Here are some numbers that I use to illustrate Harford's point. Suppose there are two potential customers, rich and poor. The rich person will pay up to $24 for a meal with decent service, but only $11 for a meal served badly. The numbers for the poor person are $10 and $9, respectively. The cost of a meal is $5. The differential in each case is the Willingness-to-Pay for good service, which is higher for the rich than for the poor. Without the rude waiter, the seller would charge $24, sell to the rich only, and make profits of $19 (this beats the $10 profit he could make serving both at a price of $10). With the rude waiter, he will set the price in the bar at $9 and the price in the dining room at a little less than $22. The rich person then chooses the dining room, getting consumer surplus of a little bit more than $2 ($24 minus a little bit less than $22), as opposed to the $2 surplus ($11 -$9) he would get eating in the bar.
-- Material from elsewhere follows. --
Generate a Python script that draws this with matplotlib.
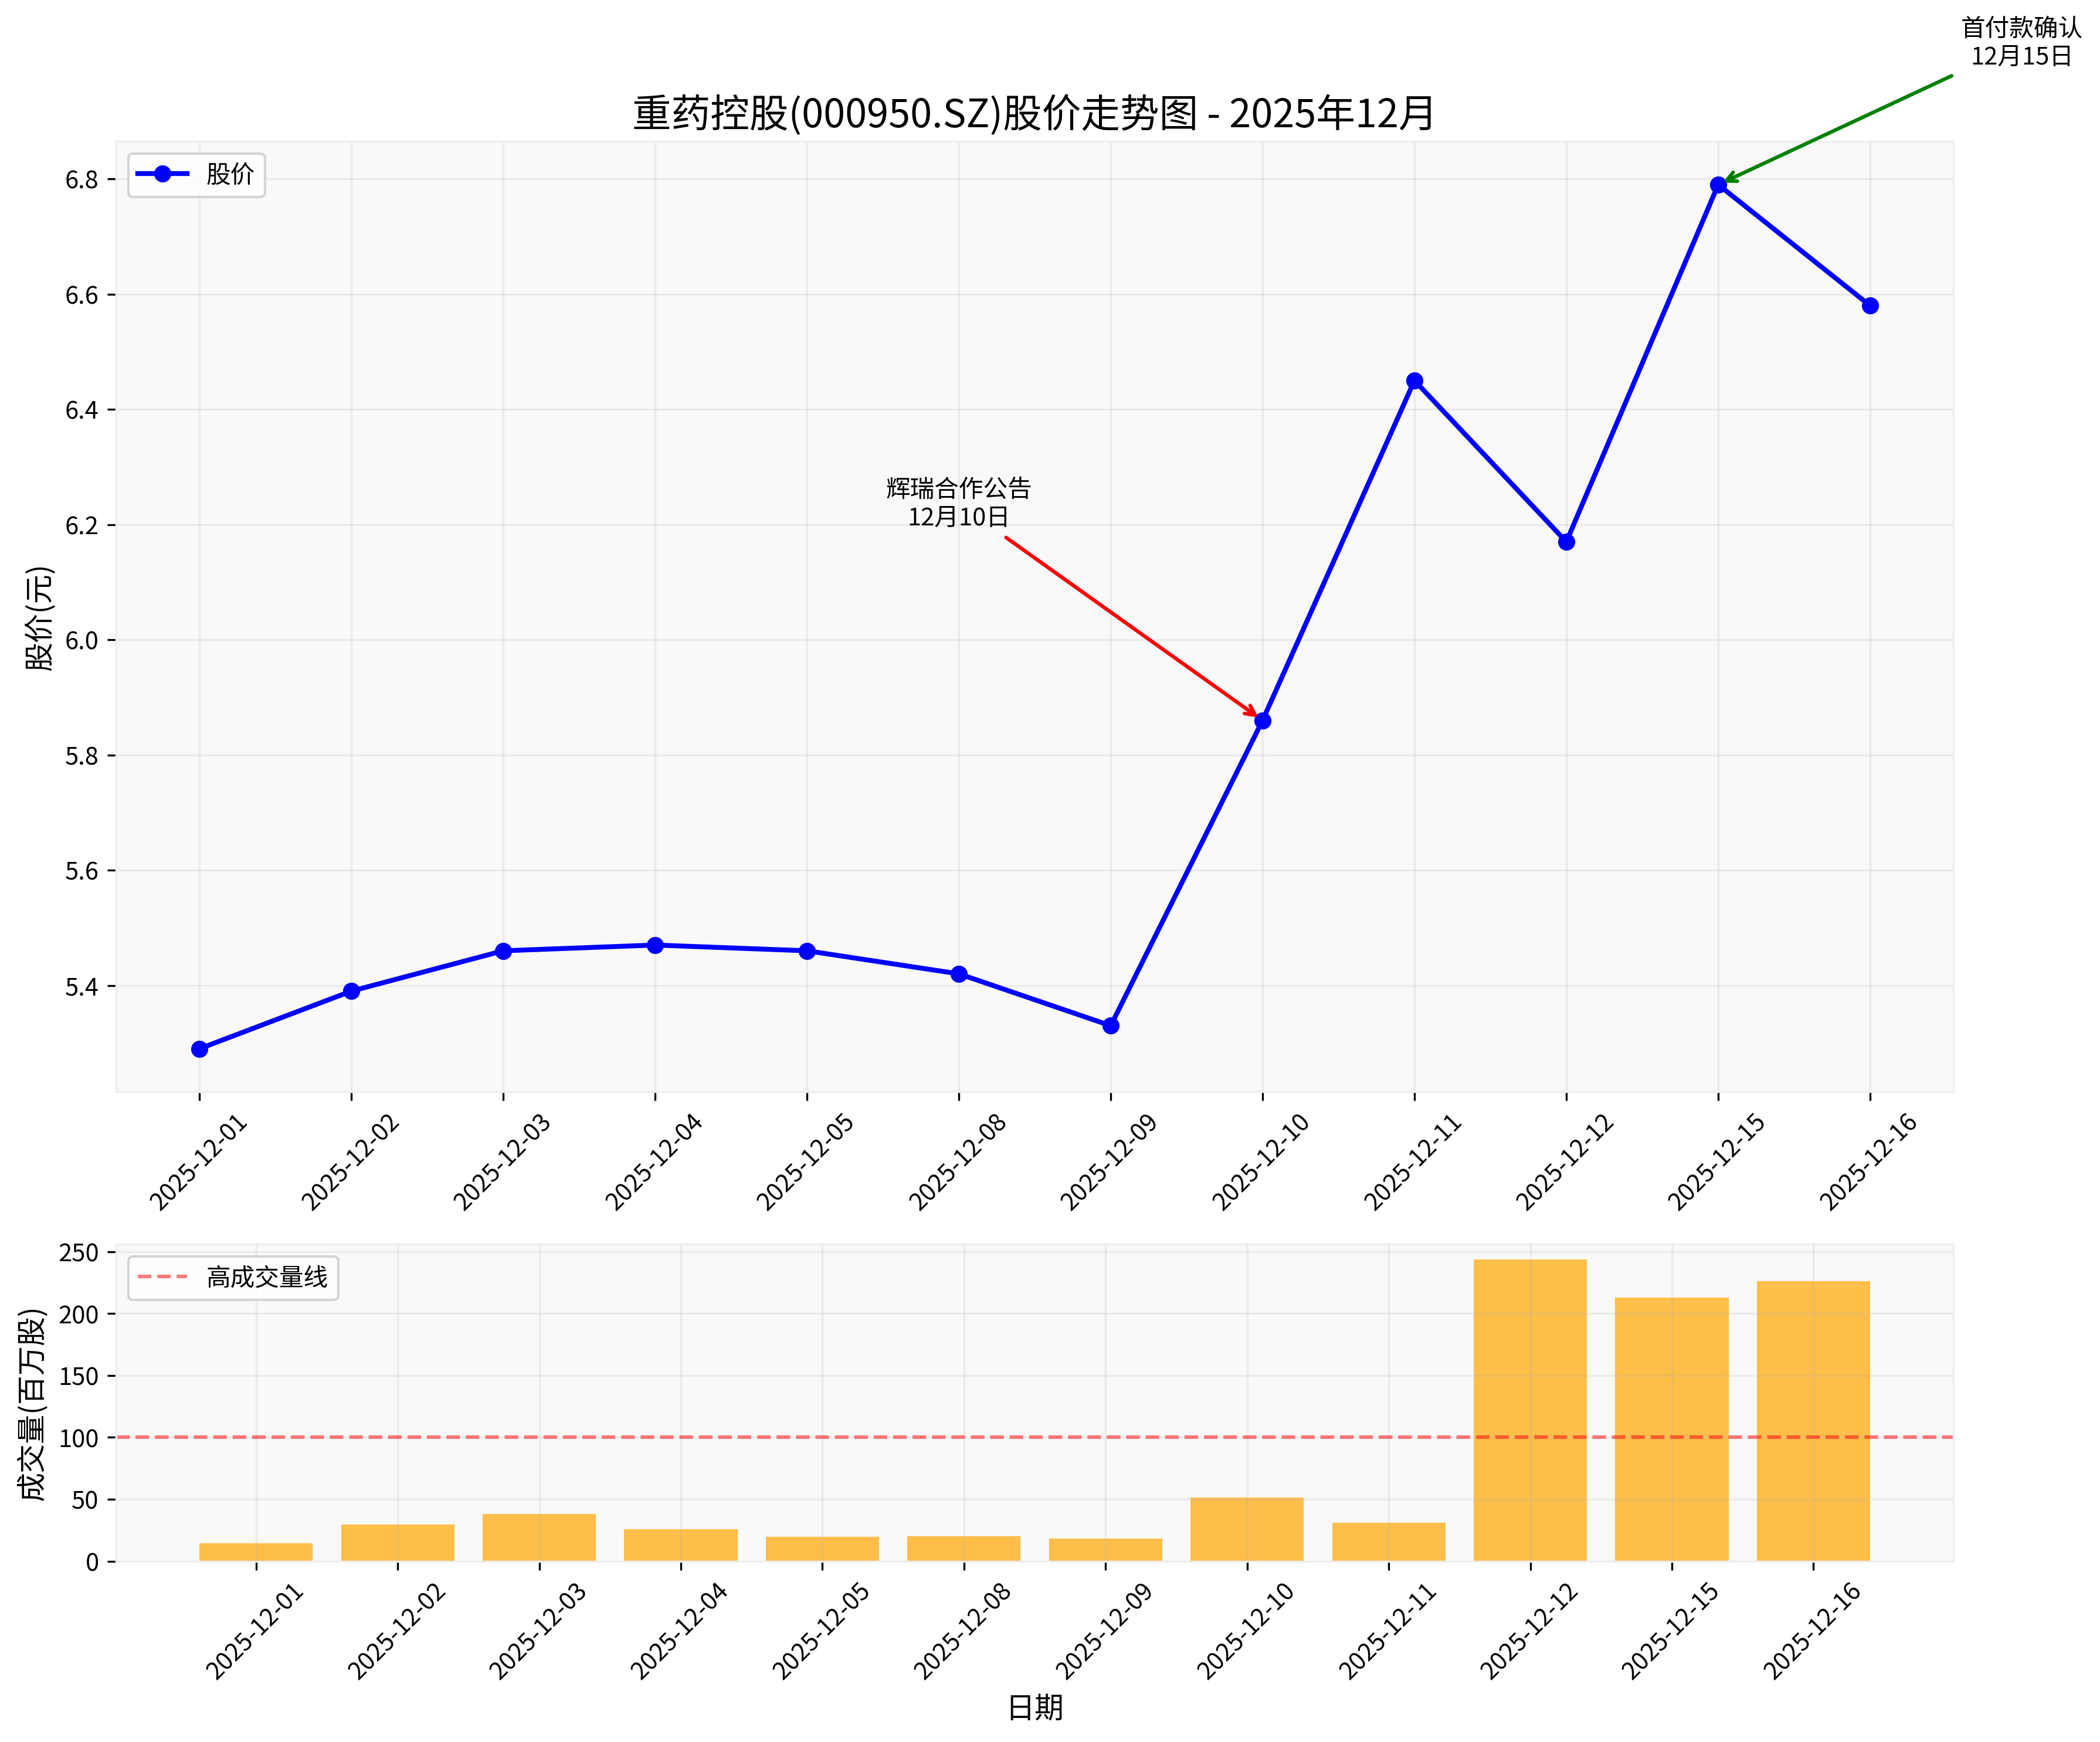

The seller's profits are then $31 - $10 = $21.
Harford then discusses price discrimination through quality degradation generally (where the lower quality version of the good is the high quality version with resources spent to degrade it!). Do these possibilities worry Tim? Not a bit of it. In good "real is rational / what me worry?" fashion he asks "what are the alternatives?": the crux is that without price discrimination, the seller "could have passed up the opportunity to serve low-end customers altogether. That would have been no better."
Yes. Well, I chose numbers where that is true, but it needn't be. In my example, change the rich person's willingness to pay to $14. Now, if unable to discriminate, the seller does best to sell to both at $10 each, earning profits of $10. The discriminatory price scheme would set the bar price at $9 as before, and the dining room price at a bit less than $12, thus giving profits of (a bit less than) $11. Compared to the no-discrimination outcome, net benefits are obviously lower, since total value drops by $1 due to the degradation, while costs are identical. If the degradation costs something (and the seller would be willing to spend up to the $1 increase in profits to degrade if necessary) - say the waiter must get extra compensation to make up for the disutility of being mean-the efficiency loss is even greater. Funny how this second possibility gets overlooked. Dr. Pangloss, call your office!